Kay, I wish my school would something like that! I am having simlilar situation with the husband / 4 kids thing. Hubby has no clue and has not chipped in one bit while I take my pre-rqs. I dont work, but I figure that the kitchen duty alone is 14 -18 hours of work a week.
What is up with these unhelpful, unappreciative men? For some reason marraige = gaining a personal slave to most men.
What is up with these unhelpful, unappreciative men? For some reason marraige = gaining a personal slave to most men.
I don't get it either. :/ I have no problem taking care of the household when I couldn't find a job. Nursing school is like a full time job but because I'm not bringing home any income, I still have to clean and such.

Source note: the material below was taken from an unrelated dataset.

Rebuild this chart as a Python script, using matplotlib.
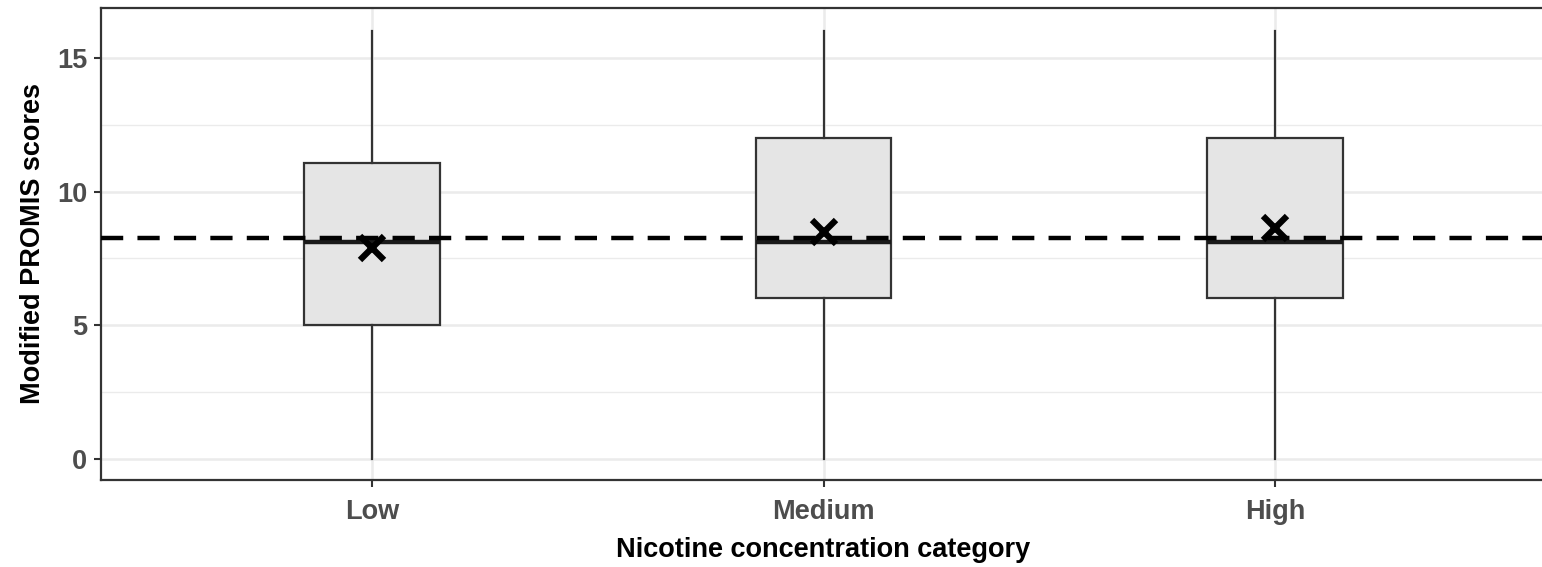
import matplotlib
matplotlib.use('Agg')
import matplotlib.pyplot as plt
from matplotlib.ticker import MultipleLocator

plt.rcParams['font.family'] = ['Liberation Sans', 'DejaVu Sans']

# values
categories = ['Low', 'Medium', 'High']
whisker_lo = [0, 0, 0]
q1 = [5.0, 6.0, 6.0]
medians = [8.1, 8.1, 8.1]
q3 = [11.05, 12.0, 12.0]
whisker_hi = [16, 16, 16]
means = [7.9, 8.47, 8.63]
overall_mean = 8.27

fig = plt.figure(figsize=(15.42, 5.67), dpi=100)
ax = fig.add_axes([101 / 1542, 1 - 480 / 567, 1445 / 1542, 472 / 567])

stats = []
for i, name in enumerate(categories):
    stats.append({'label': name, 'whislo': whisker_lo[i], 'q1': q1[i], 'med': medians[i],
                  'q3': q3[i], 'whishi': whisker_hi[i], 'fliers': []})

positions = list(range(1, len(categories) + 1))
ax.bxp(stats, positions=positions, widths=0.3, patch_artist=True, showcaps=False,
       boxprops=dict(facecolor='#E5E5E5', edgecolor='#333333', linewidth=1.6),
       whiskerprops=dict(color='#333333', linewidth=1.6),
       medianprops=dict(color='#1a1a1a', linewidth=3.2), zorder=3)

ax.plot(positions, means, linestyle='none', marker='x', markersize=17,
        markeredgewidth=4.5, color='black', zorder=5)
ax.axhline(overall_mean, color='black', linestyle=(0, (5, 3.2)), linewidth=3.2, zorder=4)

ax.set_xlim(0.4, 3.6)
ax.set_ylim(-0.8, 16.87)
ax.yaxis.set_major_locator(MultipleLocator(5))
ax.yaxis.set_minor_locator(MultipleLocator(2.5))
ax.set_xticks(positions)
ax.set_xticklabels(categories)

ax.grid(True, which='major', color='#EBEBEB', linewidth=1.8, zorder=0)
ax.grid(True, which='minor', axis='y', color='#EBEBEB', linewidth=1.0, zorder=0)
ax.set_axisbelow(True)
ax.tick_params(axis='y', which='minor', length=0)
ax.tick_params(which='major', length=5, width=1.5, color='#333333',
               labelcolor='#4D4D4D', labelsize=19.5)
ax.tick_params(axis='x', pad=9)
ax.tick_params(axis='y', pad=5)
for lab in ax.get_xticklabels() + ax.get_yticklabels():
    lab.set_fontweight('bold')
for sp in ax.spines.values():
    sp.set_color('#333333')
    sp.set_linewidth(1.6)

ax.set_xlabel('Nicotine concentration category', fontsize=19.5, fontweight='bold', labelpad=8)
ax.set_ylabel('Modified PROMIS scores', fontsize=19.5, fontweight='bold', labelpad=8)

fig.savefig('out.png', dpi=100)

Dont fall for that logic. Whether you are making no income or .50 an hour less he will always use that as an excuse to dump the chores on you. ( I make more, so I dont have to wash dishes! BS)
Believe me, it's much easier than arguing with him. He's never had to do chores, ever. I'm glad that we're not planning on having any kids. It's much easier to clean up after us and two cats. I have a system. I can handle it. :)
Believe me, it's much easier than arguing with him. He's never had to do chores, ever. I'm glad that we're not planning on having any kids. It's much easier to clean up after us and two cats. I have a system. I can handle it. :)
That's why you'll continue to do the chores, not because you're not brining in less money.....because you decided it's easier to do it yourself than to expect him to do his part. Nothing will change on the home-front until you decide that it isn't working for you anymore.
I wish you the best for school, strap in.....it's a crazy ride!!!!